Now, around a third of my portfolio is made up of Nasdaq-listed stocks. So how am I processing all this?
Well, the first thing to say is that I’m not selling too much. That’s because nobody knows whether we’re really in a bubble or where the top of the market is. I buy stocks to hold for many years. I’m not a trader.
That said, I do recognise the lofty valuation metrics here. So I’ve been shifting my focus.
UK shares aren’t frothy
One FTSE 100 stock that’s been turning my head lately is equipment rental firm Ashtead Group (LSE: AHT).
Quite literally, as it happens. I’m forever driving past the company’s bright green and yellow Sunbelt Rental kit on the side of the road. A digger here, a generator there.
Perhaps that’s not surprising. This is the largest plant hire company in the UK (and second in the US).
The share price has tumbled 12.5% since 5 March after Ashtead warned that revenue for the 12 months to 30 April is now likely to be at the lower end of its 11%-13% guidance range. Or about $10.9bn.
One issue has been a lack of major disasters like floods, hurricanes and wildfires in North America. While that’s undoubtedly great for everyone else there, it has put a dampener on demand for Ashtead’s equipment used to clear up the aftermath.
The stock now trades for 17.5 times earnings.

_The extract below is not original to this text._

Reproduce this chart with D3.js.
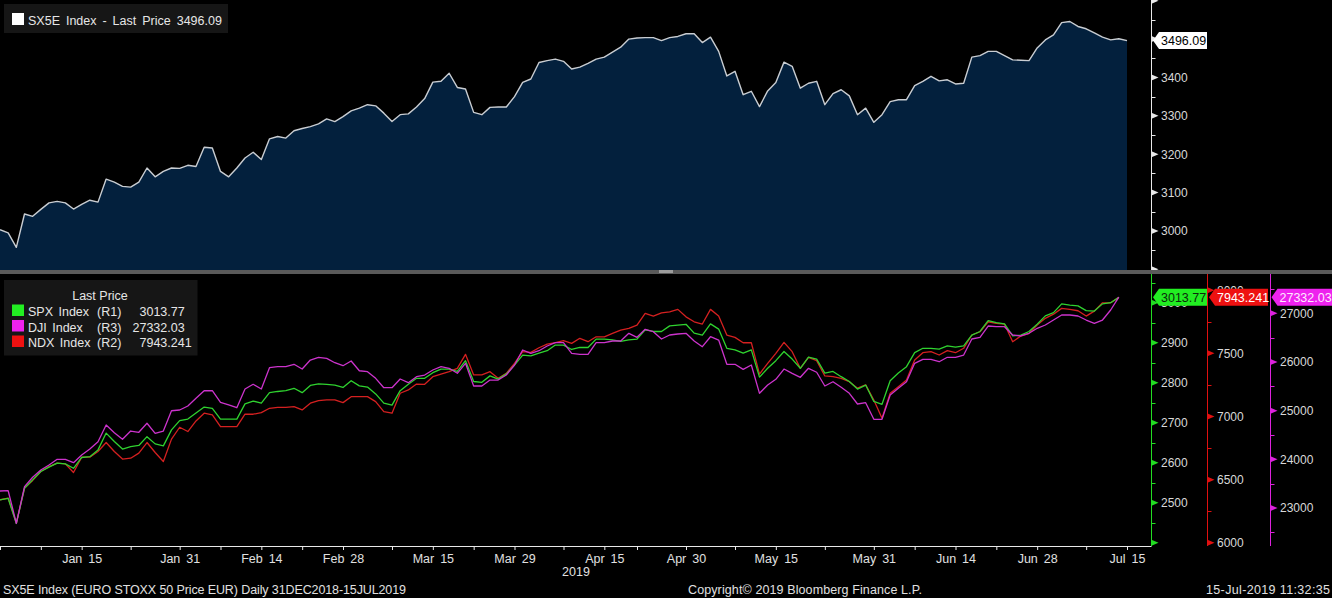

There’s risk in this valuation if earnings are further revised down this year.
However, I’m more interested in the next decade. There’s a structural shift towards renting equipment rather than owning it. Yet rentals still only make up 55% of the massive US market, so the opportunity is vast.
Ashtead has spent nearly $2bn on dozens of bolt-on acquisitions stateside over the past couple of years. Yet it’s hungry to secure more market share and continues to hoover up smaller competition and add more depots.
That seems smart when there’s around $2trn worth of huge US infrastructure projects starting over the next few years.
To my mind, Ashtead is the FTSE 100’s best long-term growth story and I’m keen to buy more shares.